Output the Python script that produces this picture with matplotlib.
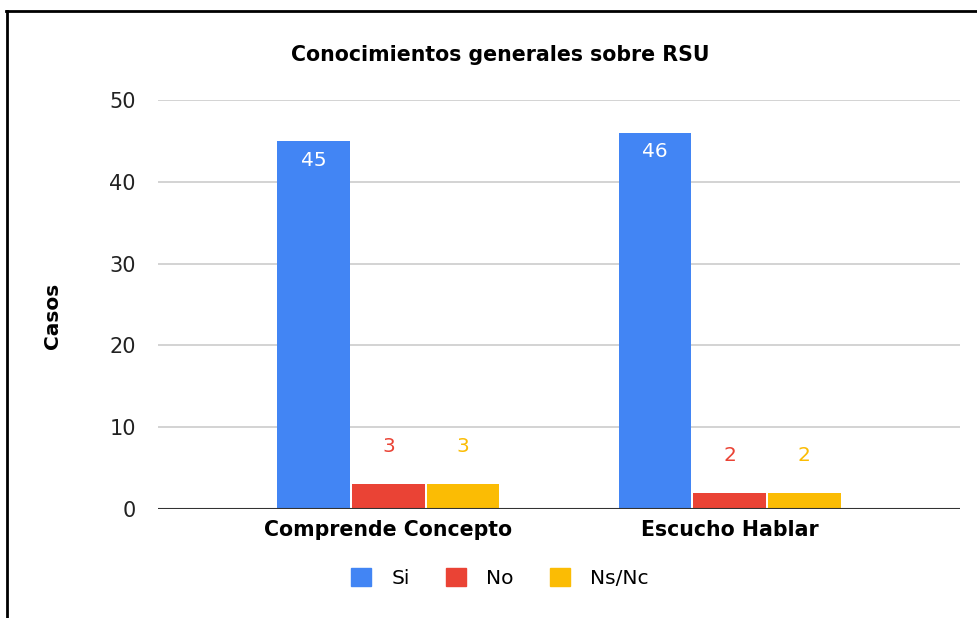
import matplotlib.pyplot as plt
import numpy as np
from matplotlib.patches import Patch
from matplotlib.lines import Line2D

plt.rcParams["font.family"] = ["DejaVu Sans"]

categories = ["Comprende Concepto", "Escucho Hablar"]
series = ["Si", "No", "Ns/Nc"]
values = {
    "Si": [45, 46],
    "No": [3, 2],
    "Ns/Nc": [3, 2],
}
colors = {"Si": "#4285f4", "No": "#ea4335", "Ns/Nc": "#fbbc04"}

fig = plt.figure(figsize=(9.78, 6.18), dpi=100)
ax = fig.add_axes([158 / 978, 1 - 509 / 618, 802 / 978, 409 / 618])

x = np.arange(len(categories))
width = 0.213
offsets = [-0.219, 0, 0.219]

for name, off in zip(series, offsets):
    bars = ax.bar(x + off, values[name], width, color=colors[name], zorder=3)
    for rect, v in zip(bars, values[name]):
        cx = rect.get_x() + rect.get_width() / 2
        if v > 10:
            ax.annotate(str(v), (cx, v), xytext=(0, -7), textcoords="offset points",
                        ha="center", va="top", color="white", fontsize=14.5)
        else:
            ax.annotate(str(v), (cx, v), xytext=(0, 27), textcoords="offset points",
                        ha="center", va="center", color=colors[name], fontsize=14.5)

ax.set_xlim(-0.675, 1.675)
ax.set_ylim(0, 50)
ax.set_yticks([0, 10, 20, 30, 40, 50])
ax.yaxis.grid(True, color="#cccccc", linewidth=1.2, zorder=0)
ax.axhline(0, color="#333333", linewidth=1.5, zorder=4)
for s in ax.spines.values():
    s.set_visible(False)
ax.tick_params(axis="y", length=0, pad=16, labelsize=15, labelcolor="#222222")
ax.tick_params(axis="x", length=0, pad=8)
ax.set_xticks(x)
ax.set_xticklabels(categories, fontsize=14.8, fontweight="bold")
ax.set_ylabel("Casos", fontsize=14.5, fontweight="bold")
ax.yaxis.set_label_coords(-0.12, 0.472)

fig.text(500 / 978, 1 - 55 / 618, "Conocimientos generales sobre RSU",
         ha="center", va="center", fontsize=14.8, fontweight="bold")

handles = [Patch(facecolor=colors[s], edgecolor=colors[s]) for s in series]
fig.legend(handles, series, loc="center", bbox_to_anchor=(500 / 978, 1 - 578 / 618),
           ncol=3, frameon=False, fontsize=14.5, handlelength=1.0, handleheight=1.0,
           columnspacing=1.8, handletextpad=1.0)

# black frame (left and top edges)
fig.add_artist(Line2D([7 / 978, 7 / 978], [0, 1 - 11 / 618], color="black",
                      linewidth=2, transform=fig.transFigure))
fig.add_artist(Line2D([6 / 978, 1], [1 - 11 / 618, 1 - 11 / 618], color="black",
                      linewidth=2, transform=fig.transFigure))

fig.savefig("out.png", dpi=100)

__DIRECTIONS__: Pictures excluded, repeat exactly the lines from the top of the material through the line with "offsets = [-0.219, 0, 0.219]", including both of those lines.

__WRITTEN ANSWER__:
Output the Python script that produces this picture with matplotlib.
import matplotlib.pyplot as plt
import numpy as np
from matplotlib.patches import Patch
from matplotlib.lines import Line2D

plt.rcParams["font.family"] = ["DejaVu Sans"]

categories = ["Comprende Concepto", "Escucho Hablar"]
series = ["Si", "No", "Ns/Nc"]
values = {
    "Si": [45, 46],
    "No": [3, 2],
    "Ns/Nc": [3, 2],
}
colors = {"Si": "#4285f4", "No": "#ea4335", "Ns/Nc": "#fbbc04"}

fig = plt.figure(figsize=(9.78, 6.18), dpi=100)
ax = fig.add_axes([158 / 978, 1 - 509 / 618, 802 / 978, 409 / 618])

x = np.arange(len(categories))
width = 0.213
offsets = [-0.219, 0, 0.219]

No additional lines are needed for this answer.